[start]

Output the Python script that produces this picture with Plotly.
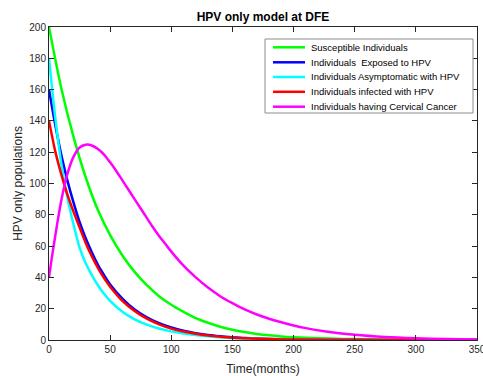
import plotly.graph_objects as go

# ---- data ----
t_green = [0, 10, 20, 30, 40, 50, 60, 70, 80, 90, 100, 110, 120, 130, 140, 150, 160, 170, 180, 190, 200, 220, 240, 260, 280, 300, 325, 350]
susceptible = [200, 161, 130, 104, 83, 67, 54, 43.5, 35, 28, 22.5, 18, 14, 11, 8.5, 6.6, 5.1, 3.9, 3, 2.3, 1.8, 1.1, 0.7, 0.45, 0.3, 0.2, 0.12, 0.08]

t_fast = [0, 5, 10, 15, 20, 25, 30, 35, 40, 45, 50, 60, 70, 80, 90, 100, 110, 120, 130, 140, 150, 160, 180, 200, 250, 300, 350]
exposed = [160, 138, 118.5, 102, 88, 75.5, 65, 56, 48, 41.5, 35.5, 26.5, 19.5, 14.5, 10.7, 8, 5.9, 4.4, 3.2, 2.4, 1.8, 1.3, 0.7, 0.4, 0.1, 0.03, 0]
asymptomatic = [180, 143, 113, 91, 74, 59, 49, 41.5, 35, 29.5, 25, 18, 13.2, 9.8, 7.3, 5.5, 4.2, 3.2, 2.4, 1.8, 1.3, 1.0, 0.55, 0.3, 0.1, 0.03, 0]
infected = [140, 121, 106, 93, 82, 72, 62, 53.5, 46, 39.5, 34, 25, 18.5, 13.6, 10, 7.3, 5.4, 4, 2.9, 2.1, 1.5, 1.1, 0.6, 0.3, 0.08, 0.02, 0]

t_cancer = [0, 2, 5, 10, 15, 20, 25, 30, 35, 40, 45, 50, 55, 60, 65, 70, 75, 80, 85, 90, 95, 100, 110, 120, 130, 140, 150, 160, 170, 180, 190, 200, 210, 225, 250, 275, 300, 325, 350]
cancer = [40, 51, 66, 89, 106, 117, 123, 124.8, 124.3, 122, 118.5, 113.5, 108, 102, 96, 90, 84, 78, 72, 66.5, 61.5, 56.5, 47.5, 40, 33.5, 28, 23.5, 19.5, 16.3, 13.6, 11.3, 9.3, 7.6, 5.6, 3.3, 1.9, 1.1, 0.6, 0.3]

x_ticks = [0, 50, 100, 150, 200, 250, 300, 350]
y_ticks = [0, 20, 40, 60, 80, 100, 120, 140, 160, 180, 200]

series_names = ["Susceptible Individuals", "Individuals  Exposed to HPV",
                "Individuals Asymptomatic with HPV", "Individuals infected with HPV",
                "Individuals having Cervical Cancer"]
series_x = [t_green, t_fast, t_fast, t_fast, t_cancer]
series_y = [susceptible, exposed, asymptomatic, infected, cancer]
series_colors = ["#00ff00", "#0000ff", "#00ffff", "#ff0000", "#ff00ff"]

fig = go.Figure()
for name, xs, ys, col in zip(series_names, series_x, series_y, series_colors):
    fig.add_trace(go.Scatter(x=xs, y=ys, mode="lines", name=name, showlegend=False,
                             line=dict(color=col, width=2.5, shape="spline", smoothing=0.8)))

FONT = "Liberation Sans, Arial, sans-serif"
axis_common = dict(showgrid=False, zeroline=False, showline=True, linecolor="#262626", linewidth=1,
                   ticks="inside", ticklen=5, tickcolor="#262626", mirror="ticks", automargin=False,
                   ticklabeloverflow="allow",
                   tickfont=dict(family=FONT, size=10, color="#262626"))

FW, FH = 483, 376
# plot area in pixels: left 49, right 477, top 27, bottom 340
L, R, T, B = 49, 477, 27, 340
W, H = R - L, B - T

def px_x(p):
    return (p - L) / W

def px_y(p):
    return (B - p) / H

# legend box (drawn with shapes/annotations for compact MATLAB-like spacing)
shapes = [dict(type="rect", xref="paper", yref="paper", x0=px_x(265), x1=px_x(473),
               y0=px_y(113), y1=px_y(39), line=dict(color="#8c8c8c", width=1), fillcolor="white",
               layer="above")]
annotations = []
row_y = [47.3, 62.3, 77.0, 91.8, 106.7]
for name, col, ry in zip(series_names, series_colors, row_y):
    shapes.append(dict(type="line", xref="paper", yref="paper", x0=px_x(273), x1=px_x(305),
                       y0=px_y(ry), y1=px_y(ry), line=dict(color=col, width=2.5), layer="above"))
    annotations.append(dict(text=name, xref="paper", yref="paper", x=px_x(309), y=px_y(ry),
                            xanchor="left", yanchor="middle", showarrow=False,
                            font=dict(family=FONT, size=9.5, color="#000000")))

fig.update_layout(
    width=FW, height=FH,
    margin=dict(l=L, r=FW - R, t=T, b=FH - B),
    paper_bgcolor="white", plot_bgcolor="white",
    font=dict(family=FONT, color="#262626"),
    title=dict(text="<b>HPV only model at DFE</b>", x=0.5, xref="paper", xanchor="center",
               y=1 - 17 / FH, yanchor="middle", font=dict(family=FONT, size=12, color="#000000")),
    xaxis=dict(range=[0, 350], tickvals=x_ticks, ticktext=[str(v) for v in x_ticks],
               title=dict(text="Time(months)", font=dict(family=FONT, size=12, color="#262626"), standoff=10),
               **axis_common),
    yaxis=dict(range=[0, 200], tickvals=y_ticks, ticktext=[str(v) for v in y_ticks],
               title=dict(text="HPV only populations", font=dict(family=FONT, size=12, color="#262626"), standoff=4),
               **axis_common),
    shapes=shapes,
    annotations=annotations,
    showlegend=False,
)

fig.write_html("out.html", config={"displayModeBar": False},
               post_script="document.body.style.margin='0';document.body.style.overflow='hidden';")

[end]

Exercise aim:
Copy nothing but the lines from the top of the data down to the line containing "0.2, 0.12, 0.08]", and leave the pictures out.

Task answer:
Output the Python script that produces this picture with Plotly.
import plotly.graph_objects as go

# ---- data ----
t_green = [0, 10, 20, 30, 40, 50, 60, 70, 80, 90, 100, 110, 120, 130, 140, 150, 160, 170, 180, 190, 200, 220, 240, 260, 280, 300, 325, 350]
susceptible = [200, 161, 130, 104, 83, 67, 54, 43.5, 35, 28, 22.5, 18, 14, 11, 8.5, 6.6, 5.1, 3.9, 3, 2.3, 1.8, 1.1, 0.7, 0.45, 0.3, 0.2, 0.12, 0.08]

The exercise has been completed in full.